With a 1633 MW capacity, Midland Cogeneration Venture (MCV) is the largest natural gas-fired combined electrical energy and steam energy generating plant in the United States. In addition to generating enough electricity to power 1.1 million households, MCV also sells electricity and steam to Corteva Agriscience and Dow Silicones.
Initially, MCV was focused on assessing its control system service life, considering obsolescence issues. Meanwhile, MCV’s existing long-term service agreement was set to expire in 2026, but its power purchase agreement extended to 2030. As a result, MCV needed to renegotiate its long-term service agreement with the original equipment manufacturer (OEM). The stakes were high. MCV would be locked into the LTSA for the next 10 years, so it was crucial to ensure the terms of the agreement were fair and sustainable. MCV recognized the need for a subject matter expert to help them evaluate and renegotiate the existing LTSA to last until CY2030.

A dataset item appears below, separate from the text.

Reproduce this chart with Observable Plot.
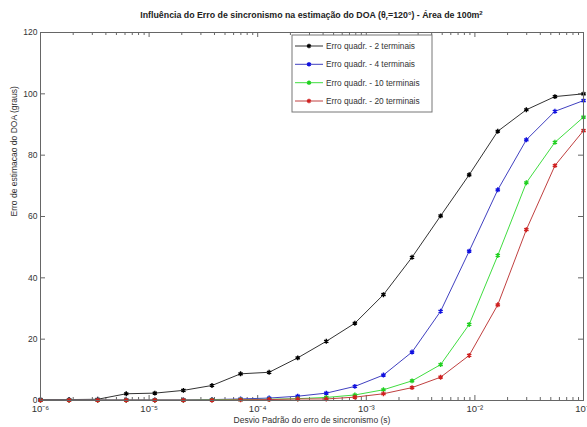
<!DOCTYPE html>
<html><head><meta charset="utf-8">
<script src="https://cdn.jsdelivr.net/npm/d3@7"></script>
<script src="https://cdn.jsdelivr.net/npm/@observablehq/plot@0.6"></script>
<style>body{margin:0;background:#fff} #chart{width:587px;height:427px}</style>
</head><body><div id="chart"></div>
<script>
// Data
const xValues = [1e-6, 1.833e-6, 3.360e-6, 6.158e-6, 1.129e-5, 2.069e-5, 3.793e-5, 6.952e-5, 1.274e-4, 2.336e-4,
                 4.281e-4, 7.848e-4, 1.438e-3, 2.637e-3, 4.833e-3, 8.859e-3, 1.624e-2, 2.976e-2, 5.456e-2, 1e-1];
const err2  = [0.3,0.3,0.4,2.2,2.4,3.3,4.9,8.7,9.2,13.9,19.3,25.2,34.5,46.7,60.2,73.6,87.8,94.8,99.1,100.0];
const err4  = [0.2,0.2,0.2,0.2,0.2,0.2,0.3,0.5,0.8,1.4,2.4,4.6,8.3,15.8,29.1,48.7,68.7,85.0,94.3,97.8];
const err10 = [0.1,0.1,0.1,0.1,0.1,0.1,0.2,0.3,0.4,0.6,1.0,1.8,3.5,6.4,11.7,24.8,47.3,71.0,84.2,92.4];
const err20 = [0.1,0.1,0.1,0.1,0.1,0.1,0.1,0.2,0.3,0.5,0.5,1.1,2.2,4.2,7.6,14.7,31.2,55.7,76.6,88.0];
const seriesNames = ["Erro quadr. - 2 terminais","Erro quadr. - 4 terminais","Erro quadr. - 10 terminais","Erro quadr. - 20 terminais"];
const seriesValues = [err2, err4, err10, err20];
const lineColors = ["#333333","#4040c0","#40dd40","#c04040"];
const markColors = ["#000000","#1010e0","#20d020","#d02020"];
const yTicks = [0,20,40,60,80,100,120];
const xTicks = [1e-6,1e-5,1e-4,1e-3,1e-2,1e-1];
const xTickLabels = ["10\u207B\u2076","10\u207B\u2075","10\u207B\u2074","10\u207B\u00B3","10\u207B\u00B2","10\u207B\u00B9"];
const xMinor = [];
for (const dec of xTicks.slice(0,5)) for (let m = 2; m <= 9; m++) xMinor.push(+(m*dec).toPrecision(3));

const data = [];
seriesNames.forEach((s, si) => seriesValues[si].forEach((v, i) => data.push({series: s, x: xValues[i], y: v})));

const W = 587, H = 427, mL = 40, mR = 4, mT = 32, mB = 27;
const iW = W - mL - mR, iH = H - mT - mB;
const axisColor = "#666";
const font = "'Liberation Sans', Arial, Helvetica, sans-serif";

const plot = Plot.plot({
  width: W, height: H,
  marginLeft: mL, marginRight: mR, marginTop: mT, marginBottom: mB,
  style: {fontFamily: font, fontSize: "8.5px", color: "#333", background: "#fff"},
  x: {type: "log", domain: [1e-6, 1e-1]},
  y: {domain: [0, 120]},
  color: {domain: seriesNames, range: lineColors},
  marks: [
    Plot.ruleX(xTicks, {stroke: axisColor, insetTop: iH - 5}),
    Plot.ruleX(xTicks, {stroke: axisColor, insetBottom: iH - 5}),
    Plot.ruleX(xMinor, {stroke: axisColor, insetTop: iH - 3}),
    Plot.ruleX(xMinor, {stroke: axisColor, insetBottom: iH - 3}),
    Plot.ruleY(yTicks, {stroke: axisColor, insetRight: iW - 5}),
    Plot.ruleY(yTicks, {stroke: axisColor, insetLeft: iW - 5}),
    Plot.axisX(xTicks, {tickSize: 0, tickPadding: 5, label: null, fontSize: 9.5,
      tickFormat: d => xTickLabels[xTicks.findIndex(t => Math.abs(t - d) / t < 1e-6)]}),
    Plot.axisY(yTicks, {tickSize: 0, tickPadding: 3, label: null, fontSize: 8.5}),
    Plot.line(data, {x: "x", y: "y", z: "series", stroke: "series", strokeWidth: 1}),
    Plot.dot(data, {x: "x", y: "y", symbol: "asterisk", r: 2.3, strokeWidth: 1.4,
      stroke: d => markColors[seriesNames.indexOf(d.series)]}),
    Plot.frame({stroke: axisColor}),
    Plot.text(["Desvio Padrão do erro de sincronismo (s)"], {frameAnchor: "bottom", dy: 22, fontSize: 8.5, fill: "#333"}),
    Plot.text(["Erro de estimacao do DOA (graus)"], {frameAnchor: "left", dx: -26, rotate: -90, fontSize: 8.5, fill: "#333"})
  ]
});
document.getElementById("chart").appendChild(plot);

const svg = d3.select(plot);
// Title
const title = svg.append("text")
  .attr("x", mL + iW / 2).attr("y", 18)
  .attr("text-anchor", "middle")
  .style("font-family", font).style("font-size", "8.8px").style("font-weight", "bold").attr("fill", "#222");
title.append("tspan").text("Influência do Erro de sincronismo na estimação do DOA (θ");
title.append("tspan").attr("dy", 2).style("font-size", "6px").text("r");
title.append("tspan").attr("dy", -2).text("=120°) - Área de 100m");
title.append("tspan").attr("dy", -3).style("font-size", "6px").text("2");

// Legend
const lg = svg.append("g").attr("text-anchor", "start");
lg.append("rect").attr("x", 292).attr("y", 35).attr("width", 140).attr("height", 77)
  .attr("fill", "#fff").attr("stroke", "#777");
const rowY = [46, 64.3, 82.7, 101];
const sym = d3.symbol(d3.symbolAsterisk, 14);
seriesNames.forEach((s, i) => {
  lg.append("line").attr("x1", 295).attr("x2", 323).attr("y1", rowY[i]).attr("y2", rowY[i])
    .attr("stroke", lineColors[i]).attr("stroke-width", 1);
  lg.append("path").attr("d", sym()).attr("transform", `translate(309,${rowY[i]})`)
    .attr("stroke", markColors[i]).attr("stroke-width", 1.4).attr("fill", "none");
  lg.append("text").attr("x", 326).attr("y", rowY[i]).attr("dy", "0.35em").attr("text-anchor", "start")
    .style("font-family", font).style("font-size", "8.3px").attr("fill", "#333").text(s);
});
</script>
</body></html>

With 30 years of experience working with this specific technology, Siraj Taj, Owner of ST Power Services, served as the technical and commercial advisor to MCV. ST Power Services assessed the overall health of MCV’s assets and specifically the gas turbines. Coaching the leadership team throughout the LTSA negotiations, ST Power Services was able to identify existing gaps in the contract and add some flexibility to benefit MCV. Risk management was a crucial part of the contract negotiations. The contract the OEM proposed sought to shift risks onto MCV. ST Power Services instead proposed a risk-sharing model that included an annual contingency plan, to be partially funded by the OEM. The terms of the final agreement were technically and commercially favorable to MCV while extending the OEM support to increase coverage. After the contract was successfully renegotiated, ST Power Services continued to work shoulder-to-shoulder with MCV to manage the LTSA and to ensure the terms of the agreement were carried out.